As a strategy to avoid repeating that childhood experience of being taunted, this behaviour has been 100% effective. I never again had that experience. The defence mechanism is tried and true.

The problem is, it's based on experiences that are very old and relevant only to a specific context.

Getting specific about what I was afraid would happen if people could see me without a shirt allowed me to question whether the risk of being taunted and jeered at was still a credible threat.

Rationally, I can predict that if I were to take off my shirt at a pool or beach today, the most likely outcome is that nobody would notice or care, and that even if somebody did have a negative perception or opinion of my body, it's very unlikely that they would come up and share it with me. The risk is not zero, but it's incredibly low, in line with other low-probability risks that we're all exposed to every single day and have no control over.

Therefore, I can understand my behaviour (always cover my torso) as a safeguard I developed to protect my feelings against something that, while once undeniably real, is not a valid current concern.

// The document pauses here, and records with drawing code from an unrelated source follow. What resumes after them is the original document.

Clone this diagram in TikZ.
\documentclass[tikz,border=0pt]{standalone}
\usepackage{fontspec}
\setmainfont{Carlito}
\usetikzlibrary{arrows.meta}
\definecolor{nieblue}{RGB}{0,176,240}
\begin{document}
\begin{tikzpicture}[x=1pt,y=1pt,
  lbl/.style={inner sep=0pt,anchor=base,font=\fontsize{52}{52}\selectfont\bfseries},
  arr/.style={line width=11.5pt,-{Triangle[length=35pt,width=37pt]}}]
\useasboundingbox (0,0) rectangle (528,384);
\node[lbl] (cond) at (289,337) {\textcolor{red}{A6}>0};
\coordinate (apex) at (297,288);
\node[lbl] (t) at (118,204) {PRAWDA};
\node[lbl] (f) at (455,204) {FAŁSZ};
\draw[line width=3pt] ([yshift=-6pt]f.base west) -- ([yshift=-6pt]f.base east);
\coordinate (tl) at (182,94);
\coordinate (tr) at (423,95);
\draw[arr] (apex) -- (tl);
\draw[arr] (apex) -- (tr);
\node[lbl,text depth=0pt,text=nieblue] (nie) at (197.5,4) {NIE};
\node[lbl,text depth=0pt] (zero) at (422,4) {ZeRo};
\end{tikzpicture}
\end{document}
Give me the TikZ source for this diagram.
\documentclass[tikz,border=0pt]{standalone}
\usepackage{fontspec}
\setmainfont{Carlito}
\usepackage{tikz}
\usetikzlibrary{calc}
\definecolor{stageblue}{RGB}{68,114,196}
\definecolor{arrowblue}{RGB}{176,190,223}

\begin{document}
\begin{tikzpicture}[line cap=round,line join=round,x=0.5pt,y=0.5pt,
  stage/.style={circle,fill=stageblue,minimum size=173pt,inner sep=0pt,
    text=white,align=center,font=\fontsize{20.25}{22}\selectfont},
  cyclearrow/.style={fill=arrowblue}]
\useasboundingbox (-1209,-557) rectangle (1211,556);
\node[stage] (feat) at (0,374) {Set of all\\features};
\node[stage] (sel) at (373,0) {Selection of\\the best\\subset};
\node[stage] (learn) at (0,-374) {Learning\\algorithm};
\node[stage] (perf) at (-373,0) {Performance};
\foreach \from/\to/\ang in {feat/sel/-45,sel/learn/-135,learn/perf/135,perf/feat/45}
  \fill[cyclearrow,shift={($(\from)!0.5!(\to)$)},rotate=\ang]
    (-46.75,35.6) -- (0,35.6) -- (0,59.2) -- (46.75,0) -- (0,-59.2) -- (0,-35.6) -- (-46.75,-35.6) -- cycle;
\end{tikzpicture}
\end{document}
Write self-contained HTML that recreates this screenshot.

My life-coach describes these obsolete beliefs that cruft up our lives as "hyper-stabilised beliefs" that become self-fulfilling because we have an innate need to be right about the world. We therefore avoid challenging these beliefs (so we remain right) while at the same time remaining hyper-sensitive to anything that reinforces the belief (see also confirmation bias and the Baader-Meinhof phenomenon). Nothing catches my eye faster than a news story about air travellers invasively searched by overly zealous airport security agents.

This is the mechanism, she says, by which the belief gets reinforced further and further and further.

My own experience tells me this is true: if anything, my fears, left unchallenged, have indeed grown more intense over time. About eight years ago, the prospect of passing through an airport security checkpoint intensified from uncomfortable and unpleasant through to intolerably terrifying.

At least at the pool I can always wear a rashie...


Letting my defences down


As the quote beloved by motivational speakers and writers goes, there's one way to challenge these beliefs:

"You know, sometimes all you need is twenty seconds of insane courage. Just literally twenty seconds of just embarrassing bravery. And I promise you, something great will come of it."
— Aline Brosh McKenna and Cameron Crowe, We Bought a Zoo
Putting this principle into action and slowly chipping away at my fears has been having results.

A few weeks ago, I attended an aqua-fitness event, and as I was putting on my rashie, I stopped and chose to notice my feelings. The organiser of the event is someone I trust utterly and completely; and the energy that suffuses her events is incredibly positive and supportive. In turn, this energy attracts positive and lovely people. I asked myself if I was afraid of anyone at the event, and when I affirmed for myself that I was not, I took the rashie back off and replaced it in my bag.

I still felt very queasy stepping out of the change room. And while it took a little more than a literal twenty seconds for that sick feeling to evaporate, it wasn't more than a couple of minutes. And... hypothesis proven: there was no taunting or jeering. I don't think I ever completely lost consciousness of being shirtless, but the sense of alarm definitely dissipated.

This fear isn't completely dealt with yet; but for me, this was a huge step forward. Someday there will be another opportunity for another twenty seconds of insane courage, and I'll see if I can push the boundary a bit further.